Listening to Change by the Dismemberment Plan.
Been walking in and out of school in and out of drugs for five years and not a single person of any place is willing to listen and ask why; always with the fail-safe advice and haste to explain away what I've discovered about myself because not a single person can listen, no neutral parties exist anymore. Easily manic depressive, definitely schizophrenic. I spend my time on 4chan making greentext stories and memes, circulating Saturnian notions and standing in as a sentinel for hedonism using made up stories for a temporary power and influences. Sometimes I don't.
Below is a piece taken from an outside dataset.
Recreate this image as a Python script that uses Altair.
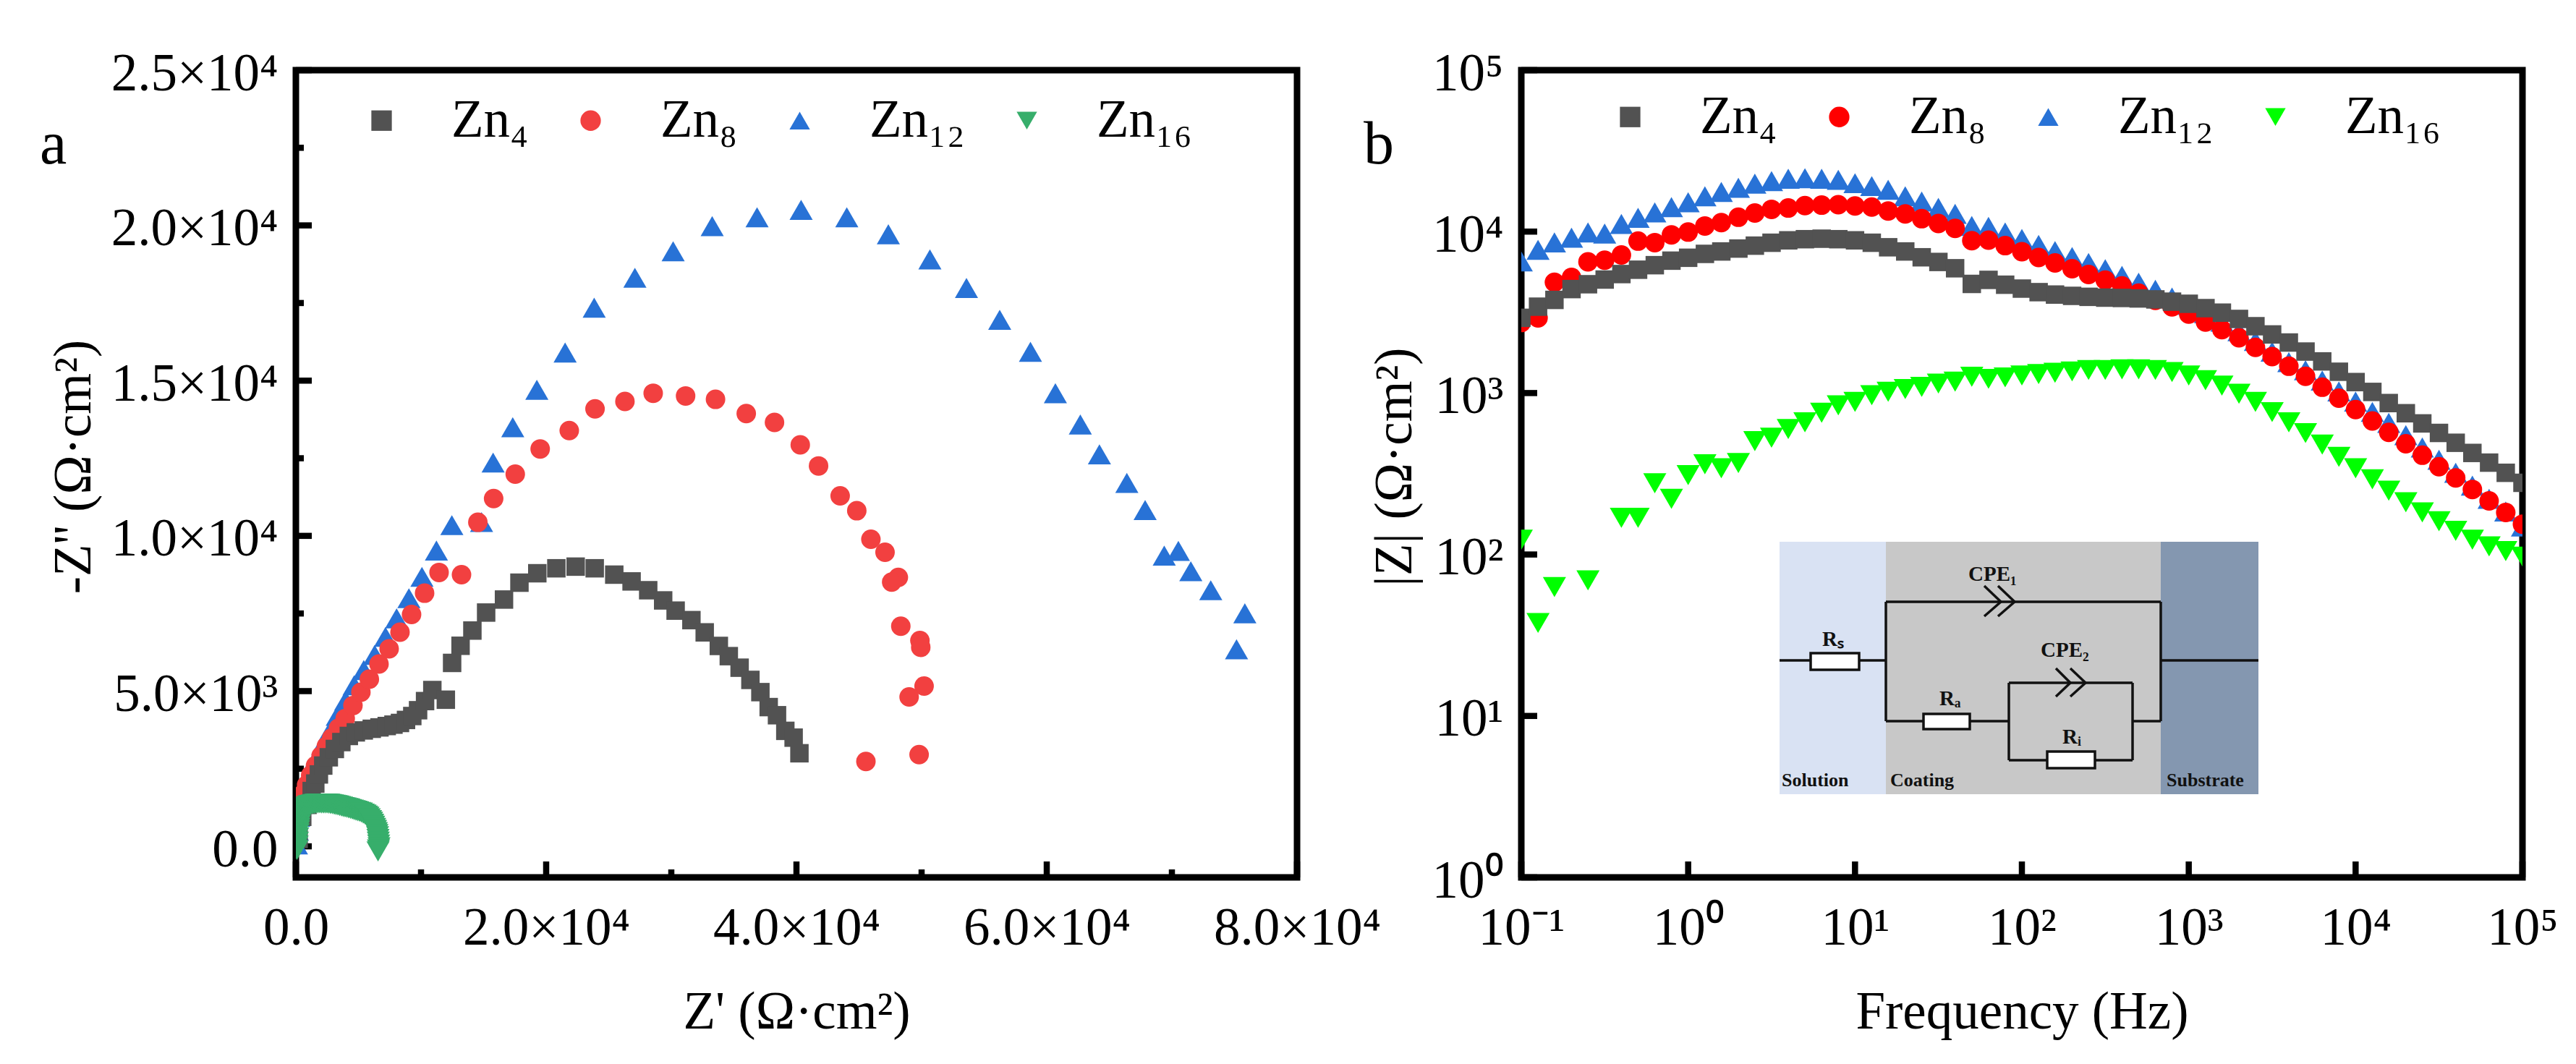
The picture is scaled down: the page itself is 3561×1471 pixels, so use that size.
import json
import altair as alt
import pandas as pd

NAMES = ["Zn₄", "Zn₈", "Zn₁₂", "Zn₁₆"]
MARK_AREA = {"Zn₄": 650, "Zn₈": 729, "Zn₁₂": 1024, "Zn₁₆": 1024}
SERIF = "Liberation Serif"

# ---------- panel a: Nyquist ----------
a_zn12_re = [48,125,222,415,666,936,1282,1668,2150,2728,3306,3981,4656,5427,6295,7162,8050,9033,10074,11231,12465,14838,15761,
             17330,19256,21514,23838,27091,30146,33266,36852,40371,44023,47343,50663,53585,56241,58698,60690,62682,64209,66400,67861,69388,70517,71513,73106,75829,75165]
a_zn12_im = [60,507,952,1398,1754,2111,2467,2868,3270,3715,4205,4696,5186,5676,6166,6746,7343,7993,8680,9526,10346,10445,12361,
             13500,14703,15907,17351,18314,19167,19976,20261,20502,20261,19714,18904,17985,16957,15929,14594,13587,12625,11706,10831,9365,9518,8861,8249,7505,6345]
a_zn8_re = [87,222,511,858,1186,1571,2015,2439,2863,3403,3943,4560,5196,5871,6642,7452,8320,9245,10286,11443,13236,14542,15803,17530,19522,21846,23904,26294,28552,31142,33532,35989,38246,40305,41766,43492,44820,45949,47078,48140,47609,48339,49866,49933,50198,49003,49800,45550]
a_zn8_im = [952,1309,1665,1977,2289,2601,2913,3225,3492,3804,4116,4535,4963,5382,5872,6362,6897,7467,8154,8822,8751,10437,11203,11990,12800,13391,14091,14331,14594,14507,14397,13938,13653,12931,12253,11290,10809,9890,9474,8664,8511,7089,6630,6411,5164,4814,2954,2735]
a_zn4_re = [222,511,935,1263,1552,1841,2188,2632,3114,3634,4232,4791,5427,6064,6681,7260,7799,8319,8801,9303,9766,10324,10904,11984,12485,13160,14105,15204,16631,17865,19292,20815,22357,23880,25442,26826,28154,29349,30345,31606,32669,33798,34594,35458,36321,37118,37782,38446,39110,39774,40238]
a_zn4_im = [239,952,1336,1781,2022,2316,2601,2868,3136,3358,3555,3671,3733,3786,3831,3875,3920,3974,4071,4197,4384,4678,5034,4723,5908,6460,6950,7530,7949,8492,8796,8956,9009,8956,8751,8533,8249,7921,7592,7286,6892,6455,6126,5754,5361,4967,4485,4223,3720,3501,2998]
a_zn16_re = [87,105,125,150,183,210,241,280,318,355,395,430,472,530,588,665,742,840,935,1060,1186,1330,1475,1620,1764,1910,2053,2200,2342,2490,2632,2775,2921,3065,3210,3355,3499,3645,3788,3930,4078,4220,4367,4510,4656,4800,4945,5090,5234,5380,5523,5640,5755,5860,5967,6055,6140,6220,6295,6365,6430,6480,6527,6560,6585,6615,6642,6600,6565]
a_zn16_im = [-118,20,150,290,418,510,596,690,774,845,908,975,1042,1095,1148,1195,1237,1270,1300,1320,1336,1350,1362,1372,1380,1382,1380,1380,1380,1376,1371,1362,1353,1340,1327,1314,1300,1282,1264,1250,1237,1220,1202,1184,1166,1148,1130,1108,1086,1055,1023,990,952,900,845,790,729,665,596,530,462,395,328,240,150,60,-28,-100,-162]

# ---------- panel b: Bode (|Z| read as log10 on the decade axis) ----------
freq = [0.1,0.126,0.158,0.2,0.251,0.316,0.398,0.501,0.631,0.794,
        1,1.26,1.58,2,2.51,3.16,3.98,5.01,6.31,7.94,
        10,12.6,15.8,20,25.1,31.6,39.8,50.1,63.1,79.4,
        100,126,158,200,251,316,398,501,631,794,
        1000,1260,1580,2000,2510,3160,3980,5010,6310,7940,
        10000,12600,15800,20000,25100,31600,39800,50100,63100,79400,100000]
b_zn4_log = [3.466,3.535,3.577,3.644,3.674,3.703,3.737,3.764,3.792,3.820,3.838,3.862,3.877,3.895,3.913,3.931,3.946,3.953,3.956,3.953,3.946,3.931,3.903,3.877,3.841,3.812,3.773,3.676,3.701,3.671,3.647,3.625,3.610,3.602,3.596,3.591,3.589,3.586,3.580,3.566,3.553,3.526,3.498,3.459,3.414,3.363,3.313,3.257,3.196,3.132,3.068,3.007,2.938,2.875,2.812,2.753,2.692,2.629,2.569,2.506,2.444]
b_zn8_log = [3.437,3.466,3.686,3.716,3.813,3.823,3.855,3.941,3.932,3.980,3.997,4.035,4.056,4.089,4.115,4.138,4.146,4.161,4.164,4.167,4.159,4.152,4.128,4.110,4.080,4.050,4.020,3.944,3.947,3.913,3.876,3.840,3.806,3.770,3.734,3.700,3.664,3.619,3.574,3.534,3.489,3.440,3.393,3.342,3.283,3.226,3.166,3.104,3.036,2.968,2.898,2.827,2.757,2.686,2.615,2.544,2.474,2.403,2.332,2.260,2.188]
b_zn12_log = [3.815,3.887,3.933,3.962,3.995,3.988,4.047,4.085,4.119,4.152,4.182,4.219,4.246,4.271,4.297,4.313,4.327,4.331,4.327,4.321,4.300,4.282,4.259,4.219,4.186,4.147,4.110,4.035,4.029,3.995,3.955,3.918,3.880,3.843,3.806,3.767,3.726,3.684,3.640,3.592,3.547,3.495,3.443,3.383,3.323,3.256,3.192,3.141,3.077,3.010,2.947,2.883,2.815,2.739,2.663,2.587,2.506,2.427,2.345,2.266,2.173]
b_zn16_log = [2.092,1.576,1.798,None,1.840,None,2.227,2.227,2.441,2.345,2.492,2.559,2.534,2.567,2.702,2.723,2.777,2.819,2.878,2.924,2.945,2.987,3.008,3.025,3.038,3.059,3.071,3.101,3.088,3.097,3.109,3.118,3.126,3.134,3.143,3.143,3.147,3.147,3.143,3.130,3.109,3.080,3.046,2.996,2.945,2.882,2.819,2.752,2.681,2.605,2.534,2.466,2.395,2.324,2.261,2.206,2.147,2.092,2.050,2.021,1.987]

# ---------- axes ----------
a_x_ticks = [0, 20000, 40000, 60000, 80000]
a_x_labels = ["0.0", "2.0×10⁴", "4.0×10⁴", "6.0×10⁴", "8.0×10⁴"]
a_y_ticks = [0, 5000, 10000, 15000, 20000, 25000]
a_y_labels = ["0.0", "5.0×10³", "1.0×10⁴", "1.5×10⁴", "2.0×10⁴", "2.5×10⁴"]
a_x_minor = [10000, 30000, 50000, 70000]
a_y_minor = [2500, 7500, 12500, 17500, 22500]
b_x_ticks = [0.1, 1, 10, 100, 1000, 10000, 100000]
b_x_labels = ["10⁻¹", "10⁰", "10¹", "10²", "10³", "10⁴", "10⁵"]
b_y_ticks = [1, 10, 100, 1000, 10000, 100000]
b_y_labels = ["10⁰", "10¹", "10²", "10³", "10⁴", "10⁵"]

W, H = 1384, 1116
FONT = 73
MAJOR, MINOR, TICKW = 22, 11, 8.5


def label_expr(vals, labels):
    return json.dumps({str(v): l for v, l in zip(vals, labels)}, ensure_ascii=False) + "[datum.value]"


def axis(vals, labels, title, horizontal, title_pos):
    opts = dict(values=vals, labelExpr=label_expr(vals, labels), title=title, grid=False, ticks=False,
                tickSize=0, domain=False, labelFont=SERIF, labelFontSize=FONT, labelColor="black",
                labelOverlap=False, labelFlush=False, labelLimit=600, titleFont=SERIF, titleFontSize=FONT,
                titleFontWeight="normal", titleColor="black", titleBaseline="alphabetic")
    if horizontal:
        opts.update(labelBaseline="alphabetic", labelPadding=92, titleY=title_pos)
    else:
        opts.update(labelPadding=25, labelOffset=5, titleX=title_pos, titleY=548)
    return alt.Axis(**opts)


def panel(df, xe, ye, x_major, x_minor, y_major, y_minor, colors, letter, letter_x, legend_x, legend_y, extra=()):
    shapes = ["square", "circle", "triangle-up", "triangle-down"]
    legend = alt.Legend(orient="none", legendX=legend_x, legendY=legend_y, direction="horizontal", columns=4, title=None,
                        labelFont=SERIF, labelFontSize=FONT, labelColor="black", labelOffset=60, columnPadding=49,
                        symbolStrokeWidth=0, symbolOpacity=1, labelLimit=400, symbolSize=800)
    layers = list(extra)
    for vals, n in ((x_major, MAJOR), (x_minor, MINOR)):
        if vals:
            layers.append(alt.Chart(pd.DataFrame({"v": vals})).mark_rule(color="black", strokeWidth=TICKW).encode(
                x=alt.X("v:Q", scale=xe[0], axis=xe[1]), y=alt.value(H), y2=alt.value(H - n)))
    for vals, n in ((y_major, MAJOR), (y_minor, MINOR)):
        if vals:
            layers.append(alt.Chart(pd.DataFrame({"v": vals})).mark_rule(color="black", strokeWidth=TICKW).encode(
                y=alt.Y("v:Q", scale=ye[0], axis=ye[1]), x=alt.value(0), x2=alt.value(n)))
    layers.append(alt.Chart(df).mark_point(filled=True, opacity=1, strokeWidth=0, clip=True).encode(
        x=alt.X("x:Q", scale=xe[0], axis=xe[1]),
        y=alt.Y("y:Q", scale=ye[0], axis=ye[1]),
        color=alt.Color("series:N", scale=alt.Scale(domain=NAMES, range=colors), legend=legend),
        shape=alt.Shape("series:N", scale=alt.Scale(domain=NAMES, range=shapes), legend=legend),
        size=alt.Size("area:Q", scale=None, legend=None),
    ))
    layers.append(alt.Chart().mark_text(text=letter, font=SERIF, fontSize=84, align="left", baseline="alphabetic",
                                        color="black").encode(x=alt.value(letter_x), y=alt.value(129)))
    return alt.layer(*layers).properties(width=W, height=H)


def rows(name, xs, ys):
    return [{"series": name, "x": x, "y": y, "area": MARK_AREA[name]} for x, y in zip(xs, ys)]


# draw order of the reference: blue below red below grey below green
df_a = pd.DataFrame(rows(NAMES[2], a_zn12_re, a_zn12_im) + rows(NAMES[1], a_zn8_re, a_zn8_im)
                    + rows(NAMES[0], a_zn4_re, a_zn4_im) + rows(NAMES[3], a_zn16_re, a_zn16_im))
z12 = [10 ** v for v in b_zn12_log]
z8 = [10 ** v for v in b_zn8_log]
z4 = [10 ** v for v in b_zn4_log]
z16 = [None if v is None else 10 ** v for v in b_zn16_log]
df_b = pd.DataFrame(rows(NAMES[2], freq, z12) + rows(NAMES[1], freq, z8) + rows(NAMES[0], freq, z4)
                    + [r for r in rows(NAMES[3], freq, z16) if r["y"] is not None])

# ---------- equivalent-circuit inset of panel b (diagram geometry, pixels of the picture) ----------
OX, OY = 2098, 97
inset_bands = [(2455, 2602, "#D9E2F3"), (2602, 2982, "#C8C8C8"), (2982, 3117, "#8497B0")]
inset_wires = [(2455, 913, 2602, 913), (2602, 832, 2982, 832), (2602, 832, 2602, 997), (2982, 832, 2982, 997),
               (2982, 913, 3117, 913), (2602, 997, 2772, 997), (2772, 944, 2943, 944), (2772, 1051, 2943, 1051),
               (2772, 944, 2772, 1051), (2943, 944, 2943, 1051), (2943, 997, 2982, 997),
               (2738, 810, 2761, 832), (2738, 852, 2761, 832), (2757, 810, 2780, 832), (2757, 852, 2780, 832),
               (2837, 924, 2857, 944), (2837, 963, 2857, 944), (2857, 924, 2878, 944), (2857, 963, 2878, 944)]
inset_resistors = [(2498, 903, 2565, 926), (2654, 987, 2718, 1008), (2825, 1039, 2891, 1062)]
inset_labels = [(2716, 803, "CPE₁", 29), (2816, 908, "CPE₂", 29), (2514, 893, "Rₛ", 29), (2676, 975, "Rₐ", 29),
                (2846, 1028, "Rᵢ", 29), (2458, 1087, "Solution", 26), (2608, 1087, "Coating", 26),
                (2990, 1087, "Substrate", 26)]

inset = []
for x0, x1, col in inset_bands:
    inset.append(alt.Chart().mark_rect(color=col).encode(
        x=alt.value(x0 - OX), x2=alt.value(x1 - OX), y=alt.value(749 - OY), y2=alt.value(1098 - OY)))
for x0, y0, x1, y1 in inset_wires:
    inset.append(alt.Chart().mark_rule(color="#111111", strokeWidth=3.5).encode(
        x=alt.value(x0 - OX), x2=alt.value(x1 - OX), y=alt.value(y0 - OY), y2=alt.value(y1 - OY)))
for x0, y0, x1, y1 in inset_resistors:
    inset.append(alt.Chart().mark_rect(color="white", stroke="#111111", strokeWidth=3.5).encode(
        x=alt.value(x0 - OX), x2=alt.value(x1 - OX), y=alt.value(y0 - OY), y2=alt.value(y1 - OY)))
for x0, y0, txt, fs in inset_labels:
    inset.append(alt.Chart().mark_text(text=txt, font=SERIF, fontSize=fs, fontWeight="bold", align="left",
                                       baseline="alphabetic", color="#111111").encode(
        x=alt.value(x0 - OX), y=alt.value(y0 - OY)))

# ---------- charts ----------
ax_a_x = axis(a_x_ticks, a_x_labels, "Z' (Ω·cm²)", True, 208)
ax_a_y = axis(a_y_ticks, a_y_labels, "-Z'' (Ω·cm²)", False, -285)
ax_b_x = axis(b_x_ticks, b_x_labels, "Frequency (Hz)", True, 208)
ax_b_y = axis(b_y_ticks, b_y_labels, "|Z| (Ω·cm²)", False, -153)

chart_a = panel(df_a,
                (alt.Scale(domain=[0, 80000], nice=False, zero=False), ax_a_x),
                (alt.Scale(domain=[-1000, 25000], nice=False, zero=False), ax_a_y),
                a_x_ticks, a_x_minor, a_y_ticks, a_y_minor,
                ["#525252", "#F24040", "#2872D6", "#37AE6B"], "a", -354, 82, 33)
chart_b = panel(df_b,
                (alt.Scale(type="log", domain=[0.1, 100000], nice=False), ax_b_x),
                (alt.Scale(type="log", domain=[1, 100000], nice=False), ax_b_y),
                b_x_ticks, [], b_y_ticks, [],
                ["#525252", "#FF0000", "#2872D6", "#00FF00"], "b", -218, 114, 28, extra=inset)

chart = alt.hconcat(chart_a, chart_b, spacing=310, bounds="flush").resolve_scale(
    color="independent", shape="independent"
).properties(padding={"left": 42, "top": 53, "right": 5, "bottom": 5}).configure_view(
    stroke="black", strokeWidth=9, fill="white")

chart.save("out.html", embed_options={"renderer": "svg", "actions": False})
I give most of my sperg dollars to people because I don't really give a shit about myself and when I try to there's seldom direction. Some days I certainly "get it" as far as how living is done, but you wake up in a room and it's not until about 7pm you're going to get there again.Try or don't try, talk or don't talk, care or don't care, pursue or don't pursue; all of the above, something entirely different. No combination of anything works. My next plan is to go bushcrafting. Perhaps this will work. I don't understand how you guys do it
>>35459060
You believe in yourself too much maybe. Humans are all shit and there's not a ton of room to change that individually or globally. Fuck whatever the Buddha said, or whoever. We're not in that world anymore. Don't kill yourself, but degenerate if you gotta.
>>35459189
That's actually extremely persuasive and sound. I'm going to buy some heroin.